Since a Geiger-mode APD will be operated beyond the breakdown voltage, it is important to find that BV accurately. A full simulation of this APD with Poisson’s equation and the carrier continuity equations with impact ionization turned on shows a breakdown voltage of about 22 volts. At breakdown, the lightly doped region of the silicon diode has a high field (peak at 5.7e5 V/cm) and a high impact ionization rate (peak at 3e25 /(s*cm3)), as shown in Figure 2.

Figure 2. Field and impact generation rate in the 1D APD at breakdown.

 

Overlaying the dark current and Illuminated current, Figure 3 shows a high signal-to-noise ratio, but the product of the gain and the internal quantum efficiency, as shown in Figure 4, is low when the voltage is below breakdown, but quite high (5e4) above breakdown.

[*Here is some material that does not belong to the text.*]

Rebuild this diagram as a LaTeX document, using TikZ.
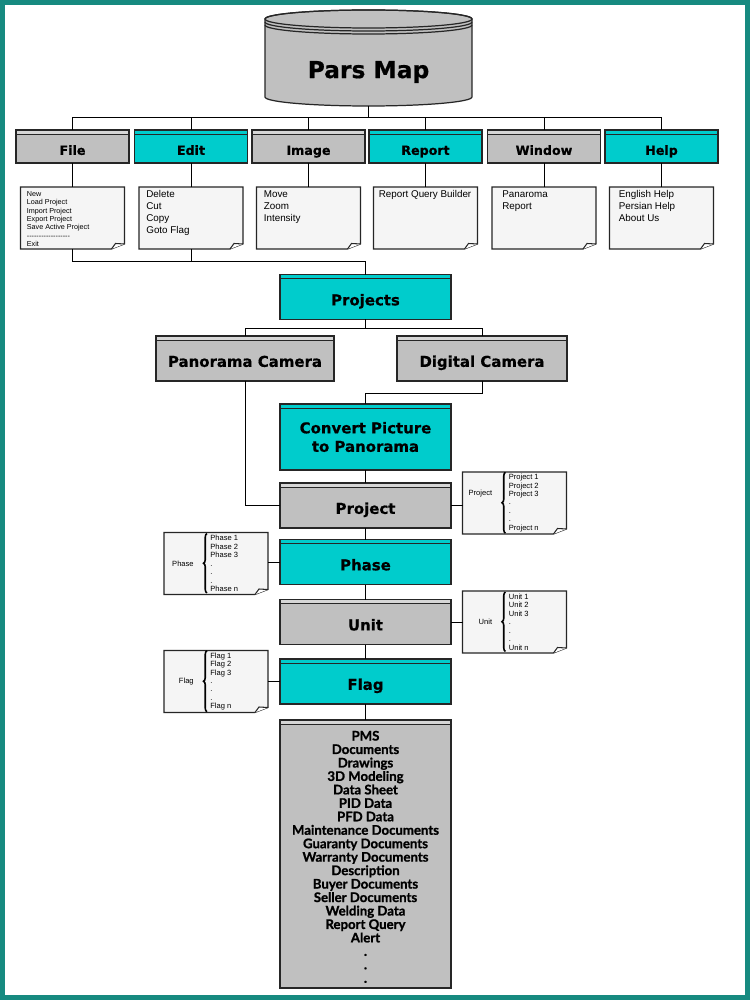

Figure 3. Dark and illuminated IV curves.

 

Figure 4. 1D APD IV and gain * IQE.

 

The geiger mode simulation in ATLAS allows us to look at the probability that a carrier entering the multiplication region will cause an avalanche. With the Geiger mode turned on, a structure file saved at a bias will contain the electron, hole, and pair probabilities at every point. Figure 5 shows a vertical slice through the APD with the electron and hole probabilities.

Figure 5. Electron and hole avalanche initiation probabilities in the 1D APD.

If a probe statement specifying the electron avalanche probability at a location in the APD is included, then the log file can display the avalanche probability versus the applied bias voltageas shown in Figure 6.

Figure 6. Electron avalanche initiation probability versus applied bias.

 

The designer can use this log file to determine the bias necessary for a specified probability that a photon-generated electron will produce an avalanche event which can be counted.

 

Geiger-mode Simulation of a Three-dimensional APD

A three dimensional, cylindrically symmetric avalanche photodetector, can be represented in two dimensions (radius, depth) in ATLAS. In cylindrical coordinates a silicon APD with a diffused anode might look like Figure 7.

Figure 7. A silicon APD in cylindrical coordinates with a vertical cutline.

From the simulation of breakdown with impact ionization we find that BV=36.1 V from the following IV curve shown in Figure 8.

Figure 8. Breakdown IV curve of the 2D APD.

 

At breakdown, the electric field and impact generation are shown in Figure 9.

Figure 9. Electric field and impact generation rate at breakdown.

 

Obviously, the spontaneous avalanche breakdown will occur where the field is highest – at the edge of the active region. The designer can use the geiger mode in Atlas determine the voltage at which a photon-generated carrier will cause an avalanche anywhere in the APD - not just at the edge of the anode. For instance, at 40 volts bias the three avalanche probabilities look like Figure 10.

Figure 10. Electron, hole, and joint electron-hole probabilities for avalanche initiation.

 

Although the probability that an electron will cause an avalanche at 40 volts is limited to a small region at the circumference of the anode, any hole which drifts toward the high field region from outside the radius of the anode has about a 35% chance of causing an avalanche, as shown in Figure 11.

Figure 11. Joint electron-hole avalanche probability in 2D and a horizontal slice through the high-field region.

 

For the geiger simulations we probed a point near the center of the device during the bias ramp. The log file showing the electron, hole, and joint probabilities for this 3D APD are shown in Figure 12.

Figure 12. Electron, hole, and joint probabilities vs. bias.

 

At 70 volts, the joint avalanche probability at the center of the APD approaches 95%.

 

Conclusion

The ATLAS Geiger mode capability avoids the time-consuming, computationally intensive Monte Carlo simulation of individual avalanches of an APD, and instead calculates avalanche initiation probabilities from the electric field solutions as a post-processing step. This capability was developed at a user’s request and is expected to become an indispensible tool for designers of Geiger-mode avalanche photodectors.

 

References

  1. McIntyre, R., “On the Avalanche Initiation Probability of Avalanche Diodes Above the Breakdown Voltage”, IEEE Trans. Elec. Dev., V. ED-20, N. 7l (July 1973): 637-641.